Partisipasi aktif KDD juga mencakup berbagai kegiatan kemasyarakatan, termasuk keterlibatan dalam pemeriksaan kesehatan rutin setiap bulan melalui pos pembinaan Terpadu (Posbindu). Didorong oleh advokasi KDD dan pendampingan GARAMIN NTT, pemerintah desa menjalin kerja sama dengan Dinas Kependudukan dan Pencatatan Sipil untuk melakukan layanan jemput bola pembuatan E-KTP dan Kartu Keluarga bagi penyandang disabilitas, lansia, dan masyarakat umum lainnya yang belum memiliki dokumen. Dari sisi aksesibilitas fisik, kesadaran mulai tumbuh dengan dibuatkannya bidang miring (ramp) di beberapa tempat publik utama seperti Gereja, kantor desa, Pustu, PAUD, dan balai dusun.
Aspek penganggaran yang inklusif pun menjadi perhatian. Desa-desa dampingan mulai mengalokasikan anggaran khusus untuk mendukung kegiatan penguatan kapasitas KDD, seperti pelatihan public speaking, marketing digital, serta dukungan untuk usaha produktif seperti kelompok ayam petelur dan bantuan alat serta bahan bagi penyandang disabilitas yang memiliki usaha mandiri. Perubahan positif juga terlihat pada penyebutan yang lebih menghargai, pembedaan perlakuan mulai hilang, penggunaan istilah “penyandang disabilitas” ataupun penyebutan nama secara langsung. Pemerintah desa pun berkomitmen menjamin perlindungan, penghormatan, dan pemberdayaan bagi kelompok rentan melalui Peraturan Desa Inklusi.
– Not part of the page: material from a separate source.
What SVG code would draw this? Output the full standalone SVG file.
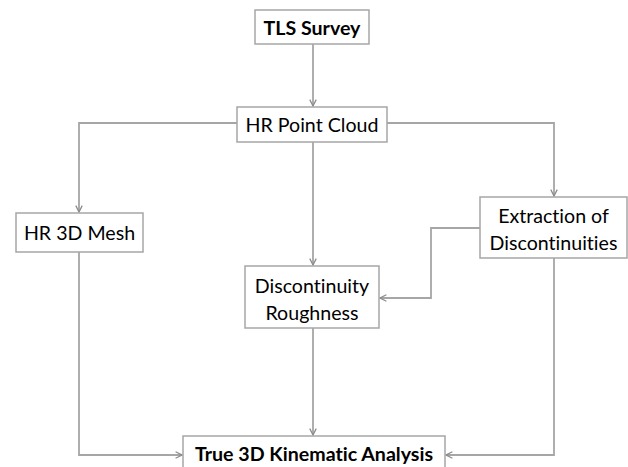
<svg xmlns="http://www.w3.org/2000/svg" width="628" height="467" viewBox="0 0 628 467">
<defs>
<style>
.box{fill:#fff;stroke:#a6a6a6;stroke-width:1.5}
.ln{fill:none;stroke:#a6a6a6;stroke-width:1.8}
.t{font-family:Lato,"Open Sans","Liberation Sans",sans-serif;font-size:19.6px;fill:#000;text-anchor:middle;dominant-baseline:central;font-variant-ligatures:none}
.b{font-weight:bold}
</style>
<marker id="ar" viewBox="0 0 10 10" refX="9" refY="5" markerWidth="8" markerHeight="8" markerUnits="userSpaceOnUse" orient="auto">
<path d="M1,1 L9,5 L1,9" fill="none" stroke="#8c8c8c" stroke-width="1.6"/>
</marker>
</defs>
<rect width="628" height="467" fill="#fff"/>
<g id="connectors">
<path class="ln" d="M313,44 V106" marker-end="url(#ar)"/>
<path class="ln" d="M237,123 H79 V212" marker-end="url(#ar)"/>
<path class="ln" d="M387,123 H554 V196" marker-end="url(#ar)"/>
<path class="ln" d="M313,142 V265" marker-end="url(#ar)"/>
<path class="ln" d="M480,228 H431 V298 H380" marker-end="url(#ar)"/>
<path class="ln" d="M313,328 V435" marker-end="url(#ar)"/>
<path class="ln" d="M79,252 V455 H182" marker-end="url(#ar)"/>
<path class="ln" d="M554,258 V455 H446" marker-end="url(#ar)"/>
</g>
<g id="tls">
<rect class="box" x="255" y="10" width="114" height="34"/>
<text class="t b" x="312" y="27">TLS Survey</text>
</g>
<g id="hrpc">
<rect class="box" x="237" y="107" width="150" height="35"/>
<text class="t" x="312" y="124.5">HR Point Cloud</text>
</g>
<g id="mesh">
<rect class="box" x="16" y="213" width="127" height="39"/>
<text class="t" x="79.5" y="232.5">HR 3D Mesh</text>
</g>
<g id="extraction">
<rect class="box" x="480" y="197" width="147" height="61"/>
<text class="t" x="553.5" y="215">Extraction of</text>
<text class="t" x="553.5" y="242">Discontinuities</text>
</g>
<g id="roughness">
<rect class="box" x="245" y="266" width="134" height="62"/>
<text class="t" x="312" y="285">Discontinuity</text>
<text class="t" x="312" y="312">Roughness</text>
</g>
<g id="kinematic">
<rect class="box" x="183" y="436" width="262" height="34"/>
<text class="t b" x="314" y="453">True 3D Kinematic Analysis</text>
</g>
</svg>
Partisipasi bermakna penyandang disabilitas dalam pembangunan di desa merupakan kunci utama untuk mencapai tujuan pembangunan desa yang inklusif, adil, dan merata bagi seluruh lapisan masyarakat. Ini adalah praktik nyata dari komitmen global untuk memastikan bahwa “tidak ada seorang pun yang tertinggal” (leaving no one behind), menjamin setiap individu dapat berkontribusi dan menikmati hasil pembangunan secara setara.